Early Season Anthomyiid Flies
I spent most of Sunday the 5th of March trying to identify some Anthomyiid flies I had caught the day before. There were 4 clean-looking light grey females with yellow halteres and 10 rather grubby little males. I was using some draft keys produced by Michael Ackland. I chose first to run the females through his partial key to species females. The first 3 all ran through to different species in spite of all looking very similar. None of these species had I come across before and I couldn't get any confirmation from photos on Diptera.info so I had very little confidence in them as identifications. I eventually gave up and turned to the males.

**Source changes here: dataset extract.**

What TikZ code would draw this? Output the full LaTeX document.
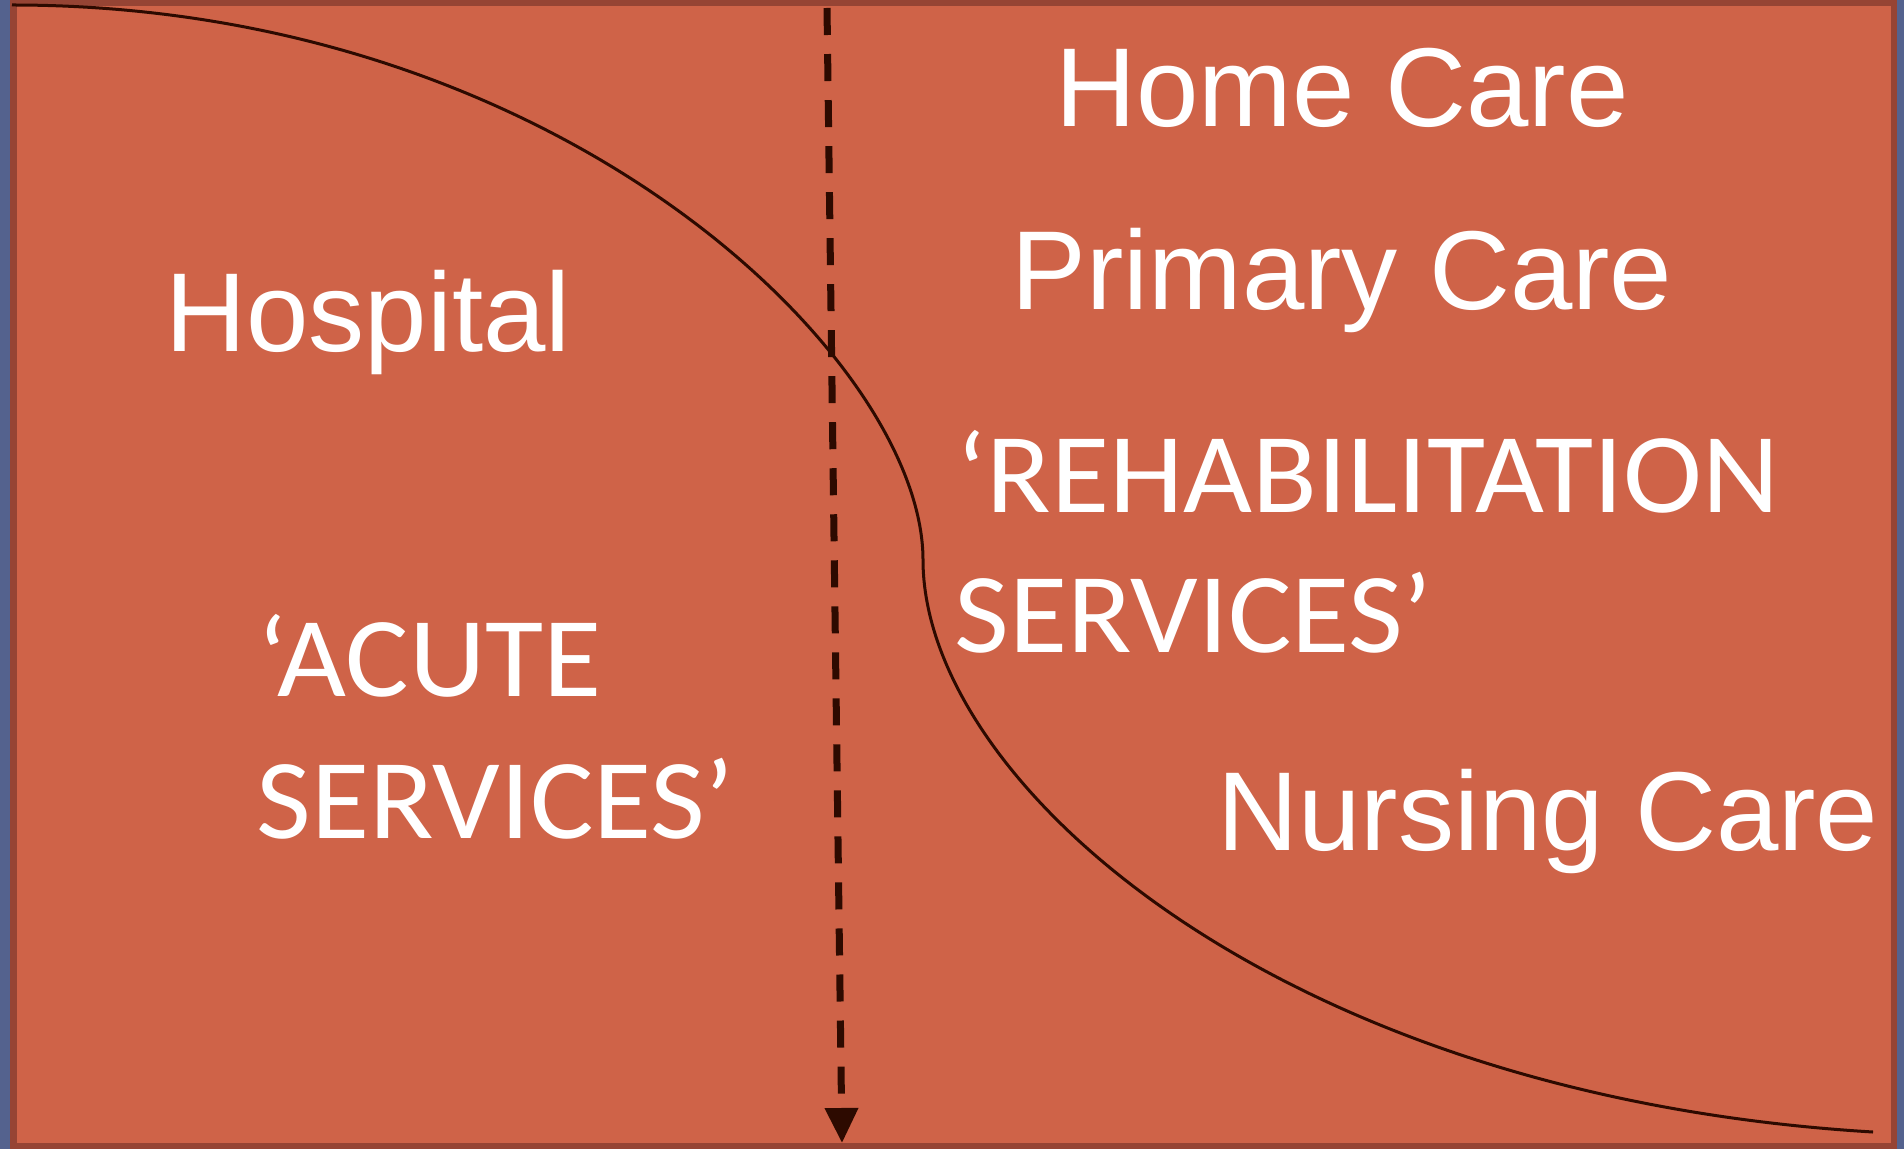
\documentclass[tikz,border=0pt]{standalone}
\usepackage{fontspec}
\setmainfont{Liberation Sans}
\newfontfamily\calibrilike[FakeStretch=1.045]{Carlito}
\usepackage{tikz}
\usetikzlibrary{arrows.meta, positioning}
\definecolor{slidered}{RGB}{207, 99, 72}
\definecolor{edgebrown}{RGB}{150, 68, 52}
\definecolor{slideblue}{RGB}{84, 98, 142}
\definecolor{inkdark}{RGB}{45, 10, 0}

\begin{document}
\begin{tikzpicture}[x=0.01cm, y=-0.01cm,
  place/.style={font=\fontsize{31.9}{38}\selectfont, text=white, inner sep=0pt, anchor=base},
  service/.style={font=\calibrilike\fontsize{32.4}{39}\selectfont, text=white, inner sep=0pt, anchor=base west}]
  \useasboundingbox (0,0) rectangle (1904,1149);

  % Slide background
  \fill[slideblue] (0,0) rectangle (1904,1149);
  \fill[edgebrown] (10,0) rectangle (1897,1149);
  \fill[slidered] (17,6) rectangle (1891,1143);

  % Care curve
  \draw[line width=0.03cm, inkdark] (12,5) .. controls (562,5) and (923,360) .. (923,560)
    .. controls (923,780) and (1273,1096) .. (1873,1132);

  % Dividing arrow
  \coordinate (divtop) at (827,8);
  \coordinate (divbot) at (842,1143);
  \draw[-{Triangle[length=0.35cm, width=0.32cm]}, line width=0.07cm, inkdark, dash pattern=on 0.27cm off 0.19cm] (divtop) -- (divbot);

  % Settings
  \node[place] (hospital) at (368,352) {Hospital};
  \node[place] (homecare) at (1342,127) {Home Care};
  \node[place] (primarycare) at (1342,310) {Primary Care};
  \node[place] (nursingcare) at (1548,850) {Nursing Care};

  % Services
  \node[service] (acute1) at (257,696) {‘ACUTE};
  \node[service] (acute2) at (256,838) {SERVICES’};
  \node[service] (rehab1) at (956,512) {‘REHABILITATION};
  \node[service] (rehab2) at (954,652) {SERVICES’};
\end{tikzpicture}
\end{document}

I picked out a male with a largish head and with Ackland's draft key to males it ran straight through to Egle ciliata. A quick check on Diptera.info revealed several very similar images so I took this as a good identification. The second male ran through to Lasiomma seminitidum which I had also never heard of. The 3rd, 4th and 5th did the same and from the look of the remaining males it seemed likely that they would also go to the same species. With so many males of the same species there must surely been some females around? I went back and ran the first female through the draft female key backwards from Lasiomma seminitidum and it matched every couplet. The other females did the same.
So what I had was 4 females and 9 males of Lasiomma seminitidulum along with the 1 male of Egle ciliata. But how come I had not even heard of such an obviously common fly before? More or less as a last resort I decided to look up Lasiomma in the Genera Characteristics section of Ackland's draft key. There it stated: "L. seminitidum being one of the earliest species to emerge in early March". Then I realised I hadn't wasted my day.